The first song, "Will You Please Be There For Me", is a gentle acoustic number, a bit self-pitying, but nicely reminiscent of Badly Drawn Boy or Lou Barlow. It does not take long for the album to become a carbon copy of superior works though. "12 Hours It Takes Sometimes" starts with a morose drumbeat that could almost be Arab Strap's "Soaps" and the spoken vocal does nothing to dispel the comparison. "If There Is I Haven't Found It Yet" cops Mogwai's quieter moments, the passages of fragile song structure which serve as prelude to the maelstrom of fury the band so passionately unleashes. Anything quite as thrilling as Mogwai's guitar freakouts is sadly missing here though. Belle & Sebastian's Isobel takes lead vocals on "Fire Bell", rendering the song nothing more than a reject to one of her weak solo records.
Keeping the record short and sweet would have helped it avoid outstaying its welcome, keeping it in the realm of middling curiosity, rather than wholly derivative work. By "Sting", the tenth track, the album has lasted long enough. It would be a good song to end on, with a droning quality and subtle use of accordion that is suggestive of Novak and the Birmingham collective.
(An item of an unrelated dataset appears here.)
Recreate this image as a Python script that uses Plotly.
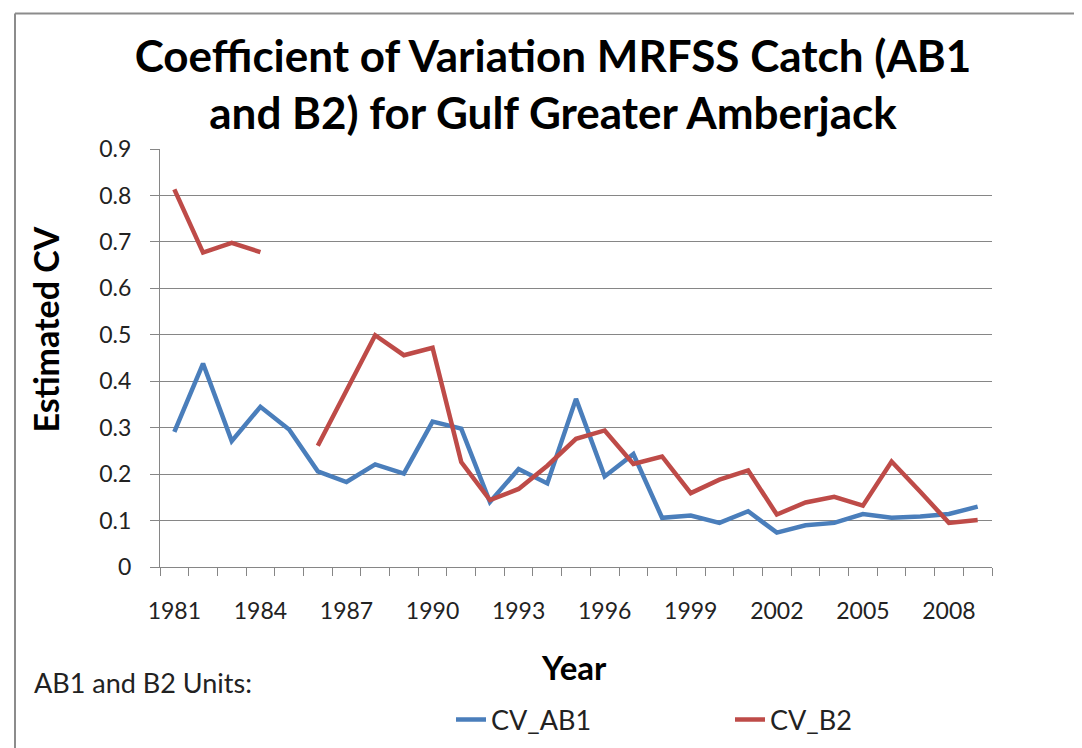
import plotly.graph_objects as go

years = list(range(1981, 2010))
cv_ab1 = [0.291, 0.438, 0.271, 0.345, 0.296, 0.206, 0.183, 0.221, 0.201, 0.313,
          0.298, 0.140, 0.211, 0.180, 0.362, 0.195, 0.243, 0.106, 0.111, 0.095,
          0.120, 0.074, 0.090, 0.095, 0.114, 0.106, 0.109, 0.114, 0.130]
cv_b2 = [0.813, 0.677, 0.698, 0.678, None, 0.261, 0.381, 0.499, 0.456, 0.472,
         0.226, 0.144, 0.168, 0.218, 0.276, 0.294, 0.222, 0.238, 0.159, 0.188,
         0.208, 0.113, 0.139, 0.151, 0.132, 0.227, 0.162, 0.095, 0.101]
x_tick_years = list(range(1981, 2010, 3))
y_ticks = [0, 0.1, 0.2, 0.3, 0.4, 0.5, 0.6, 0.7, 0.8, 0.9]
y_tick_text = ["0", "0.1", "0.2", "0.3", "0.4", "0.5", "0.6", "0.7", "0.8", "0.9"]

W, H = 1082, 748
L, R, T, B = 152, 98, 141, 181
PW, PH = W - L - R, H - T - B


def px(x):
    return (x - L) / PW


def py(y):
    return (H - B - y) / PH


FONT = "Lato, 'Open Sans', sans-serif"
GRID = "#868686"

fig = go.Figure()
fig.add_trace(go.Scatter(x=years, y=cv_ab1, name="CV_AB1", mode="lines",
                         line=dict(color="#4A7EBB", width=4.5)))
fig.add_trace(go.Scatter(x=years, y=cv_b2, name="CV_B2", mode="lines",
                         connectgaps=False,
                         line=dict(color="#BE4B48", width=4.5)))

fig.update_layout(
    width=W, height=H,
    margin=dict(l=L, r=R, t=T, b=B),
    paper_bgcolor="white", plot_bgcolor="white",
    font=dict(family=FONT, color="#222222", size=23),
    title=dict(
        text="<b>Coefficient of Variation MRFSS Catch (AB1<br>and B2) for Gulf Greater Amberjack</b>",
        x=545 / W, xanchor="center", y=1 - 64 / H, yanchor="middle",
        font=dict(family=FONT, size=44, color="#000000"),
    ),
    showlegend=True,
    legend=dict(orientation="h", x=px(443), xanchor="left",
                y=py(723), yanchor="middle",
                entrywidth=234, entrywidthmode="pixels",
                font=dict(family=FONT, size=27, color="#222222"),
                bgcolor="rgba(0,0,0,0)"),
)

fig.update_xaxes(
    range=[1980.5, 2009.5],
    tickmode="array", tickvals=x_tick_years,
    ticks="", ticklabelstandoff=23,
    showgrid=False, zeroline=False,
    showline=True, linecolor=GRID, linewidth=1,
    minor=dict(ticks="outside", tick0=1980.5, dtick=1, ticklen=8,
               tickcolor=GRID, tickwidth=1, showgrid=False),
    tickfont=dict(size=23),
)
fig.update_yaxes(
    range=[0, 0.9],
    tickmode="array", tickvals=y_ticks, ticktext=y_tick_text,
    ticks="outside", ticklen=9, tickcolor=GRID, tickwidth=1,
    ticklabelstandoff=14,
    showgrid=True, gridcolor=GRID, gridwidth=1,
    zeroline=False,
    showline=True, linecolor=GRID, linewidth=1,
    tickfont=dict(size=23),
)

fig.add_annotation(text="<b>Estimated CV</b>", textangle=-90,
                   xref="paper", yref="paper", x=px(38), y=py(325),
                   xanchor="center", yanchor="middle", showarrow=False,
                   font=dict(family=FONT, size=34, color="#000000"))
fig.add_annotation(text="<b>Year</b>",
                   xref="paper", yref="paper", x=px(566), y=py(669),
                   xanchor="center", yanchor="middle", showarrow=False,
                   font=dict(family=FONT, size=33, color="#000000"))
fig.add_annotation(text="AB1 and B2 Units:",
                   xref="paper", yref="paper", x=px(24), y=py(685),
                   xanchor="left", yanchor="middle", showarrow=False,
                   font=dict(family=FONT, size=27, color="#222222"))

# outer chart border
BORDER = "#8c8c8c"
fig.add_shape(type="line", xref="paper", yref="paper",
              x0=px(7), x1=px(7), y0=py(3), y1=py(760),
              line=dict(color=BORDER, width=2))
fig.add_shape(type="line", xref="paper", yref="paper",
              x0=px(7), x1=px(1078), y0=py(3), y1=py(3),
              line=dict(color=BORDER, width=2))
fig.add_shape(type="line", xref="paper", yref="paper",
              x0=px(1078), x1=px(1078), y0=py(3), y1=py(760),
              line=dict(color=BORDER, width=2))

fig.write_html("out.html")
Consequently, the final four songs end up sounding like superfluous bonus tracks, served further by one of them featuring Aidan Moffat of Arab Strap's only vocal on this record. They serve to tire one's patience and are the most apt reminder here that bands like the Delgados, Mogwai, Arab Strap and Belle & Sebastian have earned their success not by virtue of an incestuous indie scene, but rather by genuine musical talent. The Reindeer Section shows the odd glimpse of such talent, but sadly, it is far too often thanks to the album's guests rather than the quality of the songs themselves.